WHAT YOU NEED TO DO. Do not repeat pictures. Repeat exactly the lines of the listing below from its first line through the line with "import numpy as np".

________________

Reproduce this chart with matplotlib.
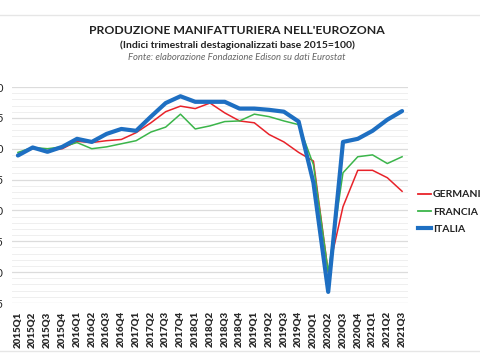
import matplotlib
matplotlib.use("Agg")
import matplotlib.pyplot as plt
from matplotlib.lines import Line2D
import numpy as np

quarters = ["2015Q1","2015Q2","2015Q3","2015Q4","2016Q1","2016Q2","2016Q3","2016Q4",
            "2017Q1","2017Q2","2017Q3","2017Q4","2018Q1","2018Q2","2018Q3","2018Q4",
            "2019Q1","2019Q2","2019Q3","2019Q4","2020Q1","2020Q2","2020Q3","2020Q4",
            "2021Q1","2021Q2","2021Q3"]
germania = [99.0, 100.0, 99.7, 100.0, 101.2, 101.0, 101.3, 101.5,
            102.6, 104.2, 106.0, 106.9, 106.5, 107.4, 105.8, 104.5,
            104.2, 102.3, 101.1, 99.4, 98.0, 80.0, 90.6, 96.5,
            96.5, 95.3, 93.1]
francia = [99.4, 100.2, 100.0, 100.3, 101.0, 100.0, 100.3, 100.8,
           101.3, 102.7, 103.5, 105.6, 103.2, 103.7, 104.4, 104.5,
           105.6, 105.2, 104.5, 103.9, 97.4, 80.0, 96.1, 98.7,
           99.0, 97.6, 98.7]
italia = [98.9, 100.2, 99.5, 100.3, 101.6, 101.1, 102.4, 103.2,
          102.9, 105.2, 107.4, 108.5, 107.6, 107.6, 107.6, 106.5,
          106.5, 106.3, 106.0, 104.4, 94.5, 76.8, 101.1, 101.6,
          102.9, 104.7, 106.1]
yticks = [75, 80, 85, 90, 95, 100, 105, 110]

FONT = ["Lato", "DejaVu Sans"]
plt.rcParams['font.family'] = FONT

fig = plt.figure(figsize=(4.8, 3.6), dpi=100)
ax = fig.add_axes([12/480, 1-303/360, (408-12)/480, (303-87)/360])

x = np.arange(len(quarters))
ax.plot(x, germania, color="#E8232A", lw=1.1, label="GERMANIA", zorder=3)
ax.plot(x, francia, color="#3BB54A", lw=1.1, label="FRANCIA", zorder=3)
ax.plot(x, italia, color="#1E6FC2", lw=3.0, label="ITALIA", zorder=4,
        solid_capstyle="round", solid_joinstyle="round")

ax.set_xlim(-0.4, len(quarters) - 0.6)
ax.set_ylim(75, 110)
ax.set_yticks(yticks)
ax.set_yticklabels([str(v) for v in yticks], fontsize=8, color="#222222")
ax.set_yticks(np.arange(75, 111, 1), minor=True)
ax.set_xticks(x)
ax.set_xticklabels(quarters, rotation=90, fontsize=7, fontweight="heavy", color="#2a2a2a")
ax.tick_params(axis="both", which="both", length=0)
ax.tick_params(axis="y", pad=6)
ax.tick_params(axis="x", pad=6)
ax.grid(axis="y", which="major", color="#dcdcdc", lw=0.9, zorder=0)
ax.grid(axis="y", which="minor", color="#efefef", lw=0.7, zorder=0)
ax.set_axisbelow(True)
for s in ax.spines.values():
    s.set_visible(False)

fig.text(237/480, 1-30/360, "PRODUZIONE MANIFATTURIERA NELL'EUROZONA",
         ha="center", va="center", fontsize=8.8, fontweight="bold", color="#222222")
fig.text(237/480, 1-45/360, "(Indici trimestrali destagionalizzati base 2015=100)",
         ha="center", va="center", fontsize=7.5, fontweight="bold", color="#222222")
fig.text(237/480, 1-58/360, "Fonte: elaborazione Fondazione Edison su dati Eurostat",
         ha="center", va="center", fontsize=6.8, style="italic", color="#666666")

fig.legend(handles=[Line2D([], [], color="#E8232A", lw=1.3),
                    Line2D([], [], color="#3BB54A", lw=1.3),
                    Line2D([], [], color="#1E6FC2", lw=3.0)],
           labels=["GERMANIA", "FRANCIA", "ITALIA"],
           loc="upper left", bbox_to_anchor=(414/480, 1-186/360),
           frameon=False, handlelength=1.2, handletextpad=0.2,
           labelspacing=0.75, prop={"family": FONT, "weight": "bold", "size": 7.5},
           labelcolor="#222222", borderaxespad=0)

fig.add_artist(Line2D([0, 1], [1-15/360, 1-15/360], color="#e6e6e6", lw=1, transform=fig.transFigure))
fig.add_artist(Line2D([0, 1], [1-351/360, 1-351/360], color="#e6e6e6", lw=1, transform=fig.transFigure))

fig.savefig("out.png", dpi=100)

________________

FINISHED EXERCISE.
Reproduce this chart with matplotlib.
import matplotlib
matplotlib.use("Agg")
import matplotlib.pyplot as plt
from matplotlib.lines import Line2D
import numpy as np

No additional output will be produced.